Hudson: Well, I mean—

Dench: Some men. Yeah.

McFadden: Yeah.

Hudson: Men like sex. I mean—

[laughter]

Hudson: You know, I mean in terms of that, that's what I think. That's, in my small, short, 30 years… I mean no, I think, I think, I think, yeah, I mean, fantasy is wonderful. It's wonderful to have fantasy. It's wonderful to dream up things that you want. And sometimes, you know—

Marshall: We meet this man in crisis, that's the thing. This is man who has been trying to spin these plates for so many years and it just doesn't work anymore, that's the problem, you know, all these…and I think Louisa says it so beautifully when she says he's just an appetite, you're an appetite, you want so much and you can't have all that.
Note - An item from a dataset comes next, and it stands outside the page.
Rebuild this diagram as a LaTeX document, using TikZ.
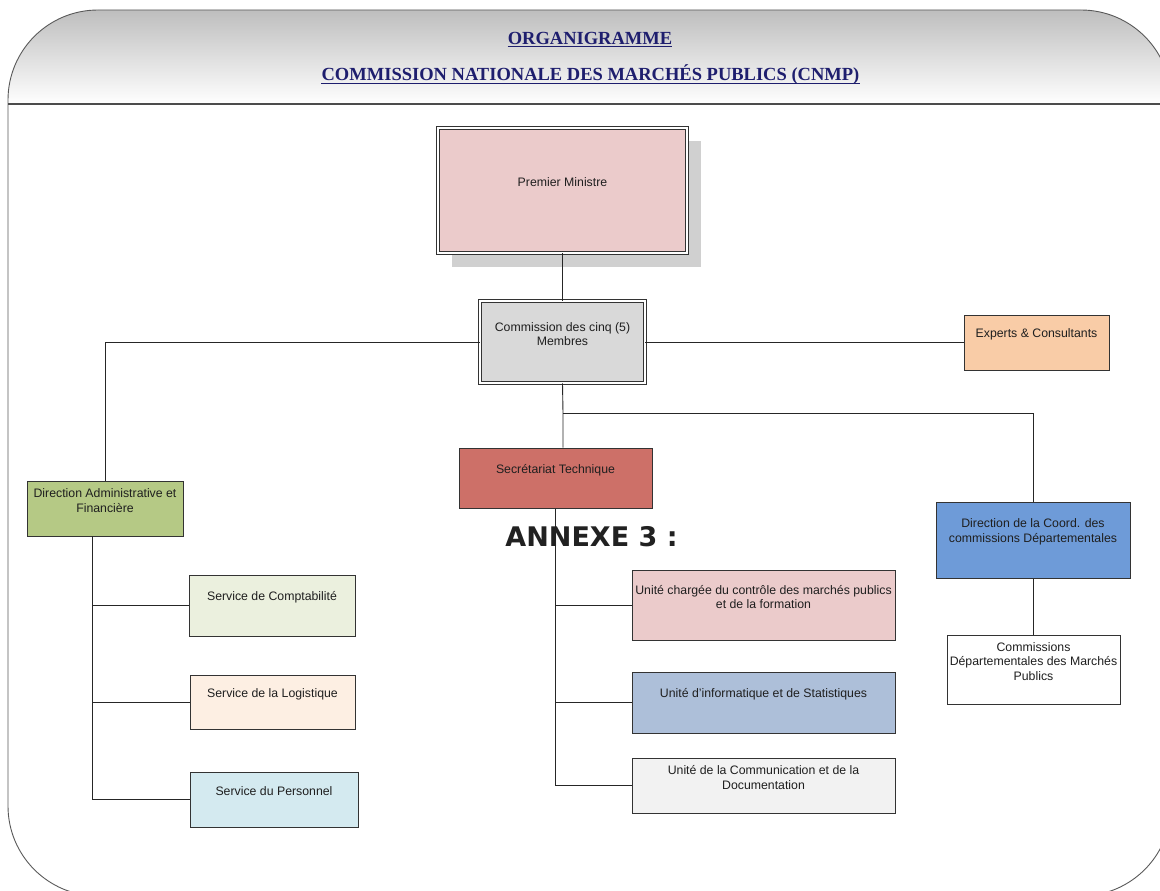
\documentclass[tikz,border=0pt]{standalone}
\usepackage{fontspec}
\setmainfont{Liberation Serif}
\newfontfamily\arialfont{Liberation Sans}
\newfontfamily\annexfont{DejaVu Sans}
\definecolor{navy}{RGB}{30,30,110}
\definecolor{hdtop}{RGB}{190,190,190}
\definecolor{shadowgray}{RGB}{208,208,208}
\definecolor{pmcol}{RGB}{235,203,203}
\definecolor{comcol}{RGB}{217,217,217}
\definecolor{expcol}{RGB}{249,204,167}
\definecolor{seccol}{RGB}{205,112,104}
\definecolor{dafcol}{RGB}{181,201,133}
\definecolor{coordcol}{RGB}{110,155,216}
\definecolor{compcol}{RGB}{235,240,222}
\definecolor{logcol}{RGB}{253,239,227}
\definecolor{perscol}{RGB}{212,234,240}
\definecolor{infocol}{RGB}{173,191,217}
\definecolor{doccol}{RGB}{242,242,242}
\begin{document}
\begin{tikzpicture}[x=1pt,y=-1pt,
    box/.style={draw=black!80, line width=1pt, inner sep=0pt},
    dbox/.style={draw=black!80, line width=0.8pt, double=white, double distance=1.6pt, inner sep=0pt},
    lbl/.style={font=\arialfont\fontsize{12.3}{14.5}\selectfont, align=center, text=black!88},
    conn/.style={draw=black!85, line width=0.9pt},
    ttl/.style={font=\bfseries\fontsize{18.5}{20}\selectfont, text=navy, inner sep=0pt}]
  \useasboundingbox (0,0) rectangle (1160,891);
  \clip (0,0) rectangle (1160,891);
  % frame and header
  \shade[top color=hdtop, bottom color=white] (8,104) [rounded corners=90] -- (8,10) -- (1171,10) [sharp corners] -- (1171,104) -- cycle;
  \draw[black!65, line width=0.9pt, rounded corners=90] (8,10) rectangle (1171,896);
  \draw[black!70, line width=1.4pt] (8,104) -- (1171,104);
  \node[ttl] (org) at (590,38) {ORGANIGRAMME};
  \node[ttl] (cnmp) at (590.5,75) {COMMISSION NATIONALE DES MARCHÉS PUBLICS (CNMP)};
  \draw[navy, line width=1.2pt] ([yshift=-2.5]org.base west) -- ([yshift=-2.5]org.base east);
  \draw[navy, line width=1.2pt] ([yshift=-2.5]cnmp.base west) -- ([yshift=-2.5]cnmp.base east);

  % boxes
  \fill[shadowgray] (452,141) rectangle (701,267);
  \node[dbox, fill=pmcol, minimum width=249, minimum height=125,
    label={[lbl,yshift=8pt]center:{Premier Ministre}}] (pm) at (562.5,190.5) {};
  \node[dbox, fill=comcol, minimum width=165, minimum height=82,
    label={[lbl,yshift=8pt]center:{Commission des cinq (5)\\Membres}}] (com) at (562.5,342) {};
  \node[box, fill=expcol, minimum width=145, minimum height=55,
    label={[lbl,yshift=8pt]center:{Experts \& Consultants}}] (exp) at (1036.5,342.5) {};
  \node[box, fill=seccol, minimum width=193, minimum height=60,
    label={[lbl,yshift=8pt]center:{Secrétariat Technique}}] (sec) at (555.5,478) {};
  \node[box, fill=dafcol, minimum width=156, minimum height=55,
    label={[lbl,yshift=8pt]center:{Direction Administrative et\\Financière}}] (daf) at (105,508.5) {};
  \node[box, fill=coordcol, minimum width=194, minimum height=76,
    label={[lbl,yshift=8pt]center:{Direction de la Coord. des\\commissions Départementales}}] (coord) at (1033,540) {};
  \node[box, fill=white, minimum width=173, minimum height=69,
    label={[lbl,yshift=8pt]center:{Commissions\\Départementales des Marchés\\Publics}}] (cdmp) at (1033.5,669.5) {};
  \node[box, fill=compcol, minimum width=166, minimum height=61,
    label={[lbl,yshift=8pt]center:{Service de Comptabilité}}] (comp) at (272,605.5) {};
  \node[box, fill=logcol, minimum width=165, minimum height=54,
    label={[lbl,yshift=8pt]center:{Service de la Logistique}}] (log) at (272.5,702) {};
  \node[box, fill=perscol, minimum width=168, minimum height=55,
    label={[lbl,yshift=8pt]center:{Service du Personnel}}] (pers) at (274,799.5) {};
  \node[box, fill=pmcol, minimum width=263, minimum height=70,
    label={[lbl,yshift=8pt]center:{Unité chargée du contrôle des marchés publics\\et de la formation}}] (ucmp) at (763.5,605) {};
  \node[box, fill=infocol, minimum width=263, minimum height=61,
    label={[lbl,yshift=8pt]center:{Unité d’informatique et de Statistiques}}] (uis) at (763.5,702.5) {};
  \node[box, fill=doccol, minimum width=263, minimum height=55,
    label={[lbl,yshift=8pt]center:{Unité de la Communication et de la\\Documentation}}] (ucd) at (763.5,785.5) {};

  % connectors
  \coordinate (fork) at (563,413);
  \coordinate (dafbus) at (92,536);
  \draw[conn] (pm) -- (com);
  \draw[conn] (com.west) -| (daf.north);
  \draw[conn] (com.east) -- (com.east -| exp.west);
  \draw[conn] (com.south) -- (fork) -- (fork |- sec.north);
  \draw[conn] (fork) -| (coord.north);
  \draw[conn] (coord.south) -- (coord.south |- cdmp.north);
  \draw[conn] (dafbus) |- (pers.west);
  \draw[conn] (comp.west) -- (comp.west -| dafbus);
  \draw[conn] (log.west) -- (log.west -| dafbus);
  \draw[conn] (sec.south) |- (ucd.west);
  \draw[conn] (ucmp.west) -- (ucmp.west -| sec.south);
  \draw[conn] (uis.west) -- (uis.west -| sec.south);

  \node[font=\annexfont\bfseries\fontsize{27}{30}\selectfont, text=black!87] (annexe) at (591.5,537) {ANNEXE 3 :};
\end{tikzpicture}
\end{document}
McFadden: He wants to be everything, have everything—

Marshall: Yeah, but you can't, you can't—

Loren: Yeah, but the most wonderful character in the film, I mean, is the wife, of course, because the wife has to cope with the genius like Fellini's and she is a woman too and she is an artist too and how can she cope with everything that is wrong with Fellini. It's a very difficult role she plays.

McFadden: So Penelope, in your experience, are all men really nine?
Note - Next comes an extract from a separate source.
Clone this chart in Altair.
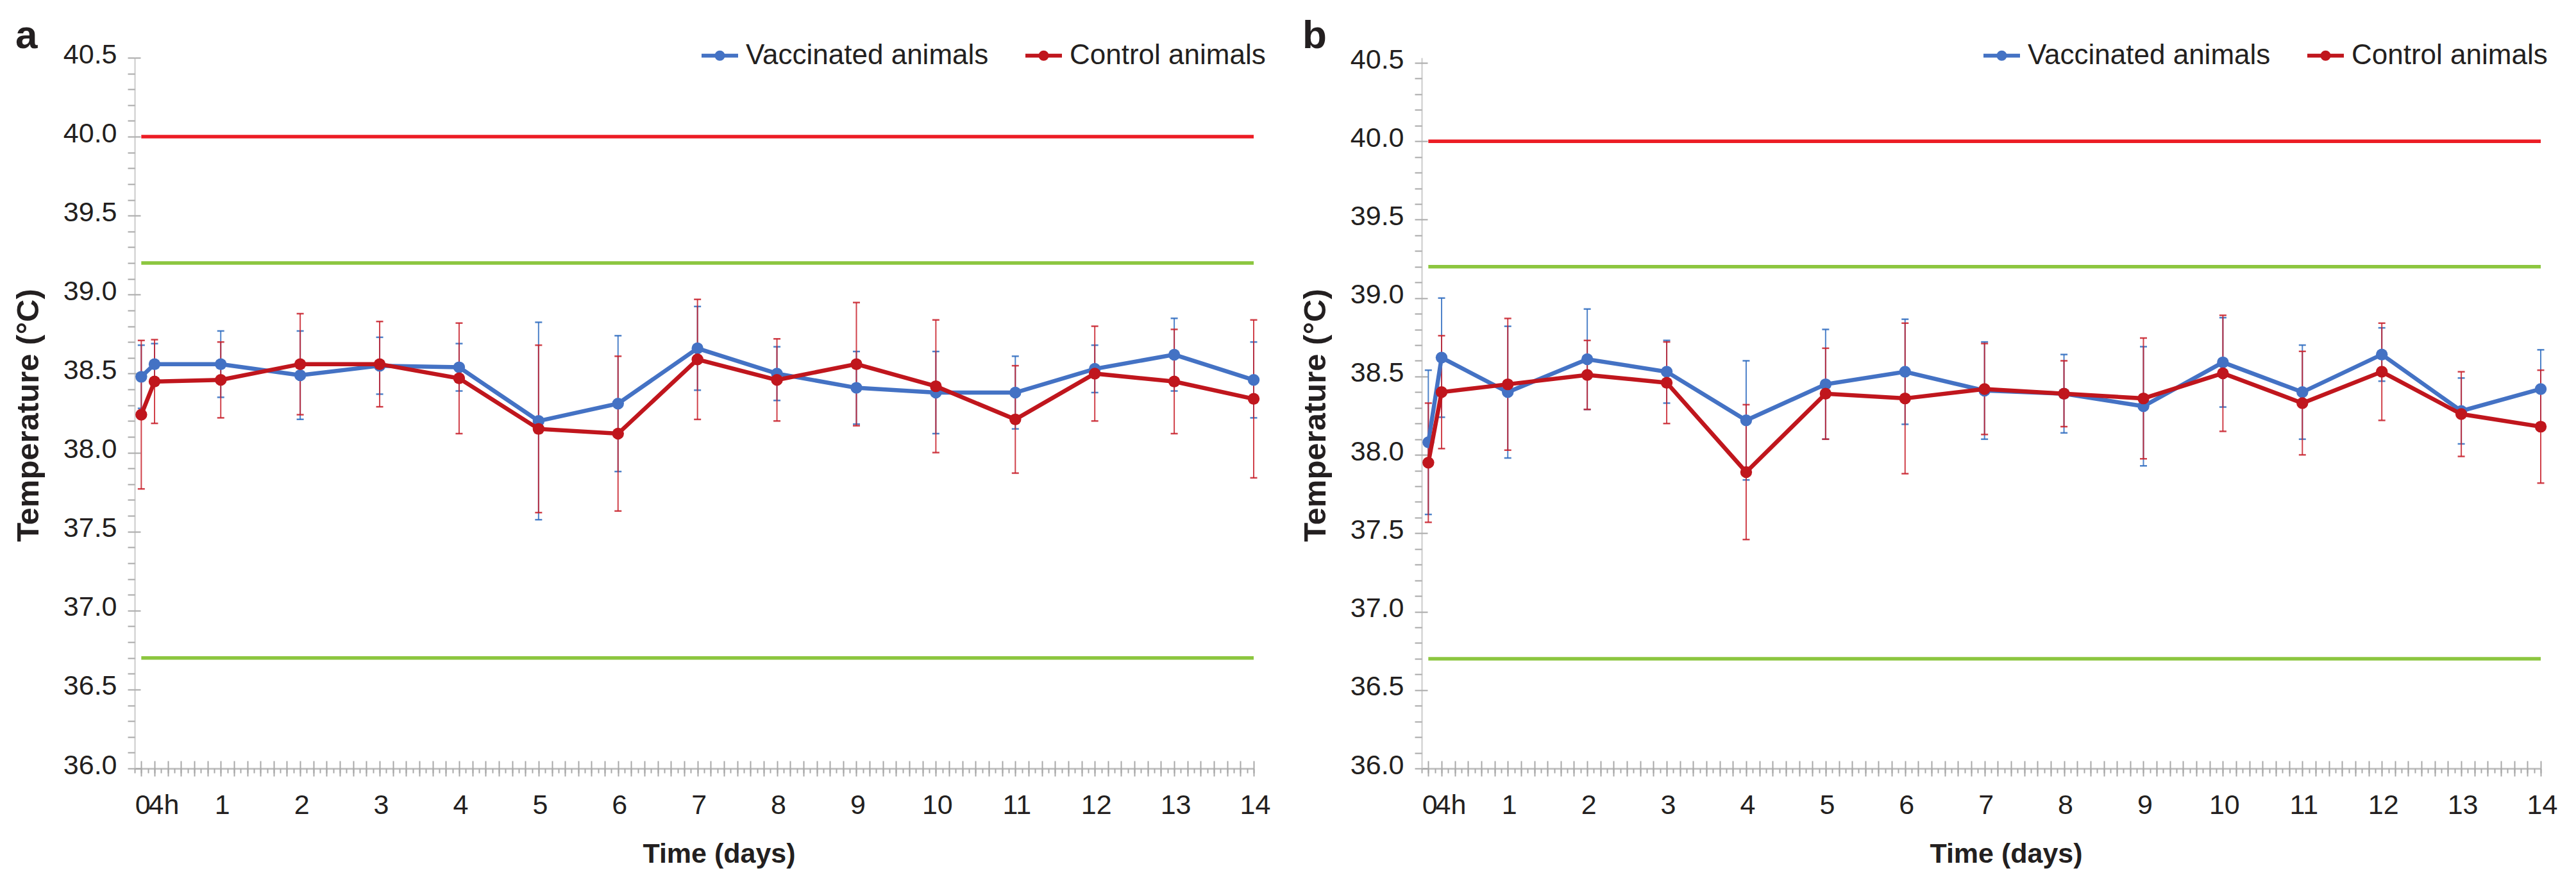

Penelope Cruz: Well just to continue to talk about Guido and my opinion on that, I think he is, even if every man would dream about being Guido he is a very special human being. He is one of those people that you know when you are around him you are going to be at a high risk, because if they are happy you are going to be happy. If they are sad, they enter a room and they have an effect on everybody else. Because they are these big personalities—

McFadden: Do special rules apply then, if you're that kind of person.

Cruz: Well, he has to face the same lessons in life and he has to get to a point in his life where he has to make some decisions and make some choices and the movie talks a lot about that, about how even someone like him that can get away with so much because people allow him to get away with a lot because he is that special, in the end he is confronted by the rules of what life is for all of us, for everybody.

McFadden: Nicole, is that how you see it?

Nicole Kidman: What was the question?